(Rows from a dataset)
((

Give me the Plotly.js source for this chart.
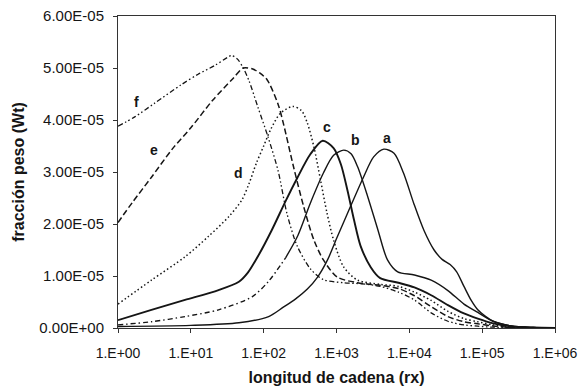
<!DOCTYPE html>
<html>
<head>
<meta charset="utf-8">
<script src="https://cdn.plot.ly/plotly-3.0.1.min.js"></script>
<style>
  html, body { margin: 0; padding: 0; background: #fff; }
  #chart { width: 588px; height: 392px; }
</style>
</head>
<body>
<div id="chart"></div>
<script>
// ---- data (x = longitud de cadena, y = fracción peso) ----
const xA = [1, 10, 45.7, 117, 186, 275, 398, 550, 759, 1023, 1549, 2344, 3236, 4467, 6166, 8318, 11482, 15849, 21878, 28184, 36308, 44668, 56234, 70795, 87096, 112202, 141254, 251189, 501187, 1e6];
const yA = [0.3e-6, 0.5e-6, 1.0e-6, 2.2e-6, 4.0e-6, 5.6e-6, 7.5e-6, 9.8e-6, 13.2e-6, 17.5e-6, 23.3e-6, 29.0e-6, 32.9e-6, 34.4e-6, 33.6e-6, 29.8e-6, 24.0e-6, 18.8e-6, 15.0e-6, 13.2e-6, 12.2e-6, 10.8e-6, 8.0e-6, 5.3e-6, 3.5e-6, 2.2e-6, 1.3e-6, 0.4e-6, 0.1e-6, 0];

const xBlow = [1, 2.88, 8.32, 24.0, 69.2, 117, 200];
const yBlow = [0.6e-6, 1.2e-6, 2.2e-6, 3.5e-6, 6.0e-6, 9.0e-6, 13.5e-6];
const xBhigh = [200, 295, 437, 661, 912, 1259, 1585, 1950, 2692, 3715, 5012, 6918, 11749, 19953, 33884, 56234, 87096, 141254, 251189, 501187, 1e6];
const yBhigh = [13.5e-6, 17.8e-6, 24.0e-6, 29.8e-6, 33.2e-6, 34.2e-6, 33.5e-6, 31.0e-6, 25.2e-6, 18.8e-6, 13.1e-6, 10.8e-6, 10.2e-6, 9.2e-6, 7.2e-6, 4.6e-6, 3.0e-6, 1.3e-6, 0.4e-6, 0.1e-6, 0];

const xC = [1, 2.88, 8.32, 24.0, 45.7, 60.3, 85.1, 129, 200, 288, 437, 646, 912, 1148, 1413, 1738, 2138, 2951, 3981, 7079, 11749, 19953, 33884, 56234, 87096, 141254, 251189, 501187, 1e6];
const yC = [1.5e-6, 3.5e-6, 5.4e-6, 7.3e-6, 8.9e-6, 10.6e-6, 14.0e-6, 18.8e-6, 24.4e-6, 28.8e-6, 33.4e-6, 36.0e-6, 34.6e-6, 31.5e-6, 26.5e-6, 20.8e-6, 15.8e-6, 11.7e-6, 9.6e-6, 8.7e-6, 7.8e-6, 6.3e-6, 4.4e-6, 2.8e-6, 1.8e-6, 0.9e-6, 0.3e-6, 0.1e-6, 0];

const xD = [1, 2.88, 8.32, 17.4, 33.1, 50.1, 63.1, 79.4, 100, 126, 170, 251, 331, 398, 490, 603, 741, 912, 1259, 1950, 3981, 7079, 11749, 19953, 33884, 56234, 87096, 141254, 251189, 501187, 1e6];
const yD = [4.6e-6, 9.2e-6, 13.7e-6, 17.6e-6, 21.4e-6, 24.6e-6, 27.8e-6, 31.7e-6, 35.0e-6, 38.3e-6, 41.3e-6, 42.6e-6, 41.8e-6, 39.4e-6, 34.8e-6, 28.5e-6, 22.1e-6, 16.9e-6, 11.7e-6, 9.2e-6, 8.4e-6, 8.0e-6, 6.9e-6, 5.3e-6, 3.2e-6, 1.8e-6, 1.2e-6, 0.6e-6, 0.2e-6, 0.05e-6, 0];

const xE = [1, 1.585, 2.88, 5.62, 10, 19.95, 38.0, 52.5, 70.8, 89.1, 112, 158, 186, 257, 355, 490, 661, 1023, 1950, 3981, 7079, 11749, 19953, 33884, 56234, 87096, 141254, 251189, 501187, 1e6];
const yE = [20.3e-6, 24.2e-6, 29.0e-6, 34.5e-6, 38.5e-6, 43.8e-6, 48.0e-6, 50.0e-6, 49.8e-6, 49.0e-6, 47.7e-6, 43.0e-6, 39.4e-6, 31.0e-6, 23.3e-6, 16.9e-6, 13.1e-6, 9.8e-6, 8.7e-6, 8.2e-6, 7.6e-6, 6.2e-6, 4.1e-6, 2.2e-6, 1.2e-6, 0.8e-6, 0.4e-6, 0.1e-6, 0.03e-6, 0];

const xF = [1, 1.70, 3.16, 7.41, 12.6, 21.4, 31.6, 36.3, 43.7, 52.5, 63.1, 83.2, 115, 158, 209, 288, 437, 661, 1259, 2239, 3981, 7079, 11749, 19953, 33884, 56234, 87096, 141254, 251189, 1e6];
const yF = [38.8e-6, 40.6e-6, 43.2e-6, 46.8e-6, 48.8e-6, 50.5e-6, 52.0e-6, 52.4e-6, 51.7e-6, 50.0e-6, 47.5e-6, 42.5e-6, 36.7e-6, 30.2e-6, 22.0e-6, 15.8e-6, 11.4e-6, 9.3e-6, 8.7e-6, 8.5e-6, 8.0e-6, 6.9e-6, 5.4e-6, 2.9e-6, 1.3e-6, 0.6e-6, 0.35e-6, 0.15e-6, 0.05e-6, 0];

const curveLabels = ['a', 'b', 'c', 'd', 'e', 'f'];
const labelX = [4898, 1820, 752, 44.7, 3.16, 1.80];
const labelY = [36.5e-6, 36.2e-6, 38.7e-6, 29.8e-6, 34.2e-6, 43.5e-6];

const xTickVals = [1, 10, 100, 1000, 10000, 100000, 1000000];
const xTickText = ['1.E+00', '1.E+01', '1.E+02', '1.E+03', '1.E+04', '1.E+05', '1.E+06'];
const yTickVals = [0, 1e-5, 2e-5, 3e-5, 4e-5, 5e-5, 6e-5];
const yTickText = ['0.00E+00', '1.00E-05', '2.00E-05', '3.00E-05', '4.00E-05', '5.00E-05', '6.00E-05'];

// ---- traces ----
const ink = '#151515';
function tr(x, y, dash, width) {
  return {
    x: x, y: y, type: 'scatter', mode: 'lines', hoverinfo: 'skip',
    line: { color: ink, width: width, dash: dash, shape: 'spline', smoothing: 0.8 }
  };
}
const traces = [
  tr(xA, yA, 'solid', 1.4),
  tr(xBlow, yBlow, '5px,3px,1.5px,3px', 1.4),
  tr(xBhigh, yBhigh, 'solid', 1.4),
  tr(xC, yC, 'solid', 1.9),
  tr(xD, yD, '1.5px,2.5px', 1.5),
  tr(xE, yE, '6px,3px', 1.5),
  tr(xF, yF, '5px,2.5px,1.5px,2.5px,1.5px,2.5px', 1.3)
];

const annotations = curveLabels.map((t, i) => ({
  x: Math.log10(labelX[i]), y: labelY[i], xref: 'x', yref: 'y',
  text: '<b>' + t + '</b>', showarrow: false,
  font: { family: 'Liberation Sans, Arial, sans-serif', size: 14, color: ink }
}));

const layout = {
  width: 588, height: 392,
  margin: { l: 118, r: 33, t: 16, b: 64, pad: 0 },
  paper_bgcolor: '#ffffff', plot_bgcolor: '#ffffff',
  showlegend: false,
  font: { family: 'Liberation Sans, Arial, sans-serif', color: ink },
  xaxis: {
    type: 'log', range: [0, 6],
    tickvals: xTickVals, ticktext: xTickText,
    ticks: 'outside', ticklen: 4, tickcolor: '#333', tickwidth: 1,
    showline: true, linecolor: '#333', linewidth: 1, mirror: true,
    showgrid: false, zeroline: false,
    tickfont: { size: 14, color: ink }, ticklabelstandoff: 8,
    title: { text: '<b>longitud de cadena (rx)</b>', font: { size: 16, color: ink }, standoff: 12 }
  },
  yaxis: {
    range: [0, 6e-5],
    tickvals: yTickVals, ticktext: yTickText,
    ticks: 'outside', ticklen: 4, tickcolor: '#333', tickwidth: 1,
    showline: true, linecolor: '#333', linewidth: 1, mirror: true,
    showgrid: false, zeroline: false,
    tickfont: { size: 15, color: ink }, ticklabelstandoff: 6,
    title: { text: '<b>fracción peso (Wt)</b>', font: { size: 16, color: ink }, standoff: 10 }
  },
  annotations: annotations
};

Plotly.newPlot('chart', traces, layout, { staticPlot: true, displayModeBar: false });
</script>
</body>
</html>
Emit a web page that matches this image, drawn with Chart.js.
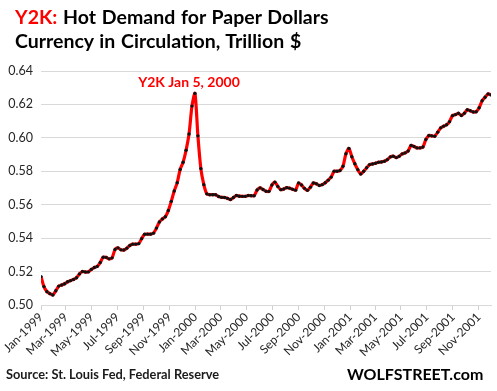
<!DOCTYPE html>
<html>
<head>
<meta charset="utf-8">
<script src="https://cdn.jsdelivr.net/npm/chart.js@4"></script>
<style>
  body { margin: 0; background: #fff; }
  #wrap { position: relative; width: 497px; height: 391px; font-family: Lato, 'Open Sans', sans-serif; }
  #chart { position: absolute; left: 0; top: 0; }
  .t { position: absolute; white-space: nowrap; font-weight: bold; color: #000; }
  #title1 { left: 15px; top: 5px; font-size: 19.5px; word-spacing: 1px; }
  #title2 { left: 15px; top: 29px; font-size: 19.5px; word-spacing: 1px; }
  #source { left: 6px; top: 366px; font-size: 12.8px; color: #1a1a1a; }
  #brand { left: 347px; top: 364px; font-size: 16px; }
  .red { color: #ff0000; }
</style>
</head>
<body>
<div id="wrap">
  <canvas id="chart" width="497" height="391"></canvas>
  <div class="t" id="title1"><span class="red">Y2K:</span> Hot Demand for Paper Dollars</div>
  <div class="t" id="title2">Currency in Circulation, Trillion $</div>
  <div class="t" id="source">Source: St. Louis Fed, Federal Reserve</div>
  <div class="t" id="brand">WOLFSTREET.com</div>
</div>
<script>
// weekly values (Wednesdays), trillion $, first week Jan 6 1999
const firstWeek = Date.UTC(1999, 0, 6);
const currency = [
  0.517, 0.511, 0.508, 0.5068, 0.506, 0.5085, 0.5113, 0.512, 0.5127, 0.5139,
  0.5146, 0.5153, 0.5163, 0.5186, 0.520, 0.5197, 0.5198, 0.5213, 0.5224, 0.5231,
  0.5254, 0.5286, 0.5285, 0.5276, 0.5282, 0.5332, 0.5342, 0.533, 0.5329, 0.534,
  0.5356, 0.5364, 0.5364, 0.5367, 0.5397, 0.5423, 0.5424, 0.5424, 0.543, 0.546,
  0.5497, 0.5515, 0.5528, 0.5565, 0.562, 0.5682, 0.5731, 0.5811, 0.5854, 0.5926,
  0.6023, 0.619, 0.6266, 0.6012, 0.5816, 0.572, 0.5665, 0.566, 0.566, 0.566,
  0.5649, 0.5644, 0.5643, 0.5638, 0.5631, 0.5643, 0.5655, 0.5651, 0.565, 0.565,
  0.5655, 0.5654, 0.5654, 0.5688, 0.5701, 0.5691, 0.5681, 0.568, 0.5718, 0.5735,
  0.5709, 0.569, 0.5694, 0.5702, 0.5699, 0.5692, 0.5687, 0.573, 0.5718, 0.5698,
  0.5686, 0.5705, 0.573, 0.5725, 0.5715, 0.572, 0.5731, 0.5747, 0.5765, 0.580,
  0.580, 0.5805, 0.583, 0.5905, 0.5937, 0.5887, 0.5845, 0.581, 0.5784, 0.580,
  0.5821, 0.584, 0.5844, 0.5848, 0.5854, 0.5856, 0.586, 0.587, 0.5886, 0.589,
  0.5882, 0.589, 0.5904, 0.591, 0.5921, 0.5955, 0.5948, 0.594, 0.594, 0.5945,
  0.599, 0.6014, 0.6012, 0.601, 0.6034, 0.606, 0.607, 0.6078, 0.6097, 0.6133,
  0.6139, 0.6147, 0.6134, 0.6147, 0.6168, 0.6162, 0.6155, 0.6156, 0.618, 0.6222,
  0.6243, 0.6263, 0.6257
];
const yTicks = [0.50, 0.52, 0.54, 0.56, 0.58, 0.60, 0.62, 0.64];
const monthNames = ['Jan', 'Feb', 'Mar', 'Apr', 'May', 'Jun', 'Jul', 'Aug', 'Sep', 'Oct', 'Nov', 'Dec'];
const peakLabel = 'Y2K Jan 5, 2000';

const dayMs = 86400000;
function dayOf(y, m, d) {
  return (Date.UTC(y, m, d) - firstWeek) / dayMs;
}
function labelFor(day) {
  const d = new Date(firstWeek + day * dayMs);
  return monthNames[d.getUTCMonth()] + '-' + d.getUTCFullYear();
}

const points = currency.map((v, i) => ({ x: i * 7, y: v }));
const xTicks = [];
for (let m = 0; m <= 34; m += 2) {
  xTicks.push(dayOf(1999 + Math.floor(m / 12), m % 12, 6));
}
const peakIndex = currency.indexOf(Math.max(...currency));

const peakNote = {
  id: 'peakNote',
  afterDatasetsDraw(chart) {
    const ctx = chart.ctx;
    const xs = chart.scales.x;
    ctx.save();
    ctx.font = 'bold 14px Lato, sans-serif';
    ctx.fillStyle = '#ff0000';
    ctx.textAlign = 'center';
    ctx.textBaseline = 'alphabetic';
    ctx.fillText(peakLabel, xs.getPixelForValue(points[peakIndex].x) - 6, 87);
    ctx.restore();
  }
};

new Chart(document.getElementById('chart'), {
  type: 'line',
  data: {
    datasets: [{
      data: points,
      borderColor: '#ff0000',
      borderWidth: 3.2,
      pointRadius: 1.7,
      pointBackgroundColor: '#111',
      pointBorderWidth: 0,
      tension: 0.25,
      fill: false
    }]
  },
  options: {
    responsive: false,
    animation: false,
    layout: { padding: { top: 71, right: 6, left: 0, bottom: 0 } },
    plugins: { legend: { display: false }, tooltip: { enabled: false } },
    scales: {
      x: {
        type: 'linear',
        min: 0,
        max: points[points.length - 1].x,
        afterBuildTicks(scale) { scale.ticks = xTicks.map(v => ({ value: v })); },
        afterFit(scale) { scale.height = 86; },
        grid: { display: true, drawOnChartArea: false, drawTicks: true, tickLength: 5, color: '#d0d0d0' },
        border: { display: true, color: '#d9d9d9', width: 1 },
        ticks: {
          autoSkip: false,
          minRotation: 45,
          maxRotation: 45,
          color: '#262626',
          font: { family: 'Lato, sans-serif', size: 12 },
          padding: 0,
          callback: v => labelFor(v)
        }
      },
      y: {
        min: 0.50,
        max: 0.64,
        afterBuildTicks(scale) { scale.ticks = yTicks.map(v => ({ value: v })); },
        afterFit(scale) { scale.width = 41; },
        grid: { color: '#d9d9d9', lineWidth: 1, drawTicks: false },
        border: { display: false },
        ticks: {
          color: '#262626',
          font: { family: 'Lato, sans-serif', size: 12.5 },
          padding: 8,
          callback: v => v.toFixed(2)
        }
      }
    }
  },
  plugins: [peakNote]
});
</script>
</body>
</html>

))

Exercise task >>
Show all lines from the records above where the word "source" occurs.

Output of the task >>
Give me the Plotly.js source for this chart.
  #source { left: 6px; top: 366px; font-size: 12.8px; color: #1a1a1a; }
  <div class="t" id="source">Source: St. Louis Fed, Federal Reserve</div>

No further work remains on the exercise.